Perdue's brief, at 56–57. Such inducements to settle seem particularly suspect when class counsel stood to benefit $4,950,000 should the class members accept the settlement. Perdue's brief, at 42–44, 46, 52–53, 55–59, 60–61, 65; Perdue's brief on return to remand, at 56–58. And class members have every reason to suspect a lack of an adversarial relationship when class counsel and the PACT board agreed to full payment of attorney fees prior to this Court's ruling on the appeal, despite the fact that the settlement agreement restricted such payments until after the appeal process had been completed.

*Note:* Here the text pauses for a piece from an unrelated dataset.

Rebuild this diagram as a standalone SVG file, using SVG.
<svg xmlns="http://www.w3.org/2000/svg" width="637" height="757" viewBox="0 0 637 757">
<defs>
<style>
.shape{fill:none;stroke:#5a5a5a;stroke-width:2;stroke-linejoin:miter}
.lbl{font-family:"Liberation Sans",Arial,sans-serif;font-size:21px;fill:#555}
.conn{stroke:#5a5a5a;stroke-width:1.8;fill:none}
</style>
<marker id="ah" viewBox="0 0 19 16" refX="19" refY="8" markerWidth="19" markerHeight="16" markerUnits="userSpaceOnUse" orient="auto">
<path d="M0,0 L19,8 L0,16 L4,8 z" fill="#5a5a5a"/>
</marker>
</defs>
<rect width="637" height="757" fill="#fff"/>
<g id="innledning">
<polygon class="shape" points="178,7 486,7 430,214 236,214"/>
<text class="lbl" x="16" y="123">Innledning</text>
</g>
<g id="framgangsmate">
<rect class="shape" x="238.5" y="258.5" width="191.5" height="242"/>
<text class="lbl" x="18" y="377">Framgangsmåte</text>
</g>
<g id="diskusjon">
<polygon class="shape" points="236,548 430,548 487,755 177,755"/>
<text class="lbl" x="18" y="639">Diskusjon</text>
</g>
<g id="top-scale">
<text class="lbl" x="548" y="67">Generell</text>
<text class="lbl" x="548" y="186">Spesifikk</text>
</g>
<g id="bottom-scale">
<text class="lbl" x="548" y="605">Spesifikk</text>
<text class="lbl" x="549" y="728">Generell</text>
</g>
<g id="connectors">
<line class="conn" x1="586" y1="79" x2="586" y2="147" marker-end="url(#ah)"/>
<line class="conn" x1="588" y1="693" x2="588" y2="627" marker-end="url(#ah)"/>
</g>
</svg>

Perdue's brief, at 43, 61–63; Perdue's brief on return to remand, at 56–58.
After the objectors filed a “Motion to Stay of Execution of Judgment and Expedited Treatment” with this Court, class counsel and the PACT board submitted a joint response in opposition to the motion, filings noted in Perdue's brief, at 43, 62–63, and in Perdue's brief on return to remand, at 56. Both class counsel and the PACT board worked together to authorize immediate payment of the attorney fees in violation of the very settlement agreement they now ask this Court to approve. I must respectfully disagree with the majority opinion that “nothing indicat[es] that the trial court exceeded its discretion in failing to find that a conflict of interest affected the attorney-fee award in this case.” 127 So.3d at 402.
In conclusion, although I find no fault in the enactment of the 2012 Act and the legislature's attempt to address potential problems with the PACT program, I am compelled to disapprove a settlement agreement that both class counsel and the PACT board have already violated, and I respectfully dissent from the majority opinion both as to the attorney fees awarded and as to the approval of the settlement agreement entered in this class action.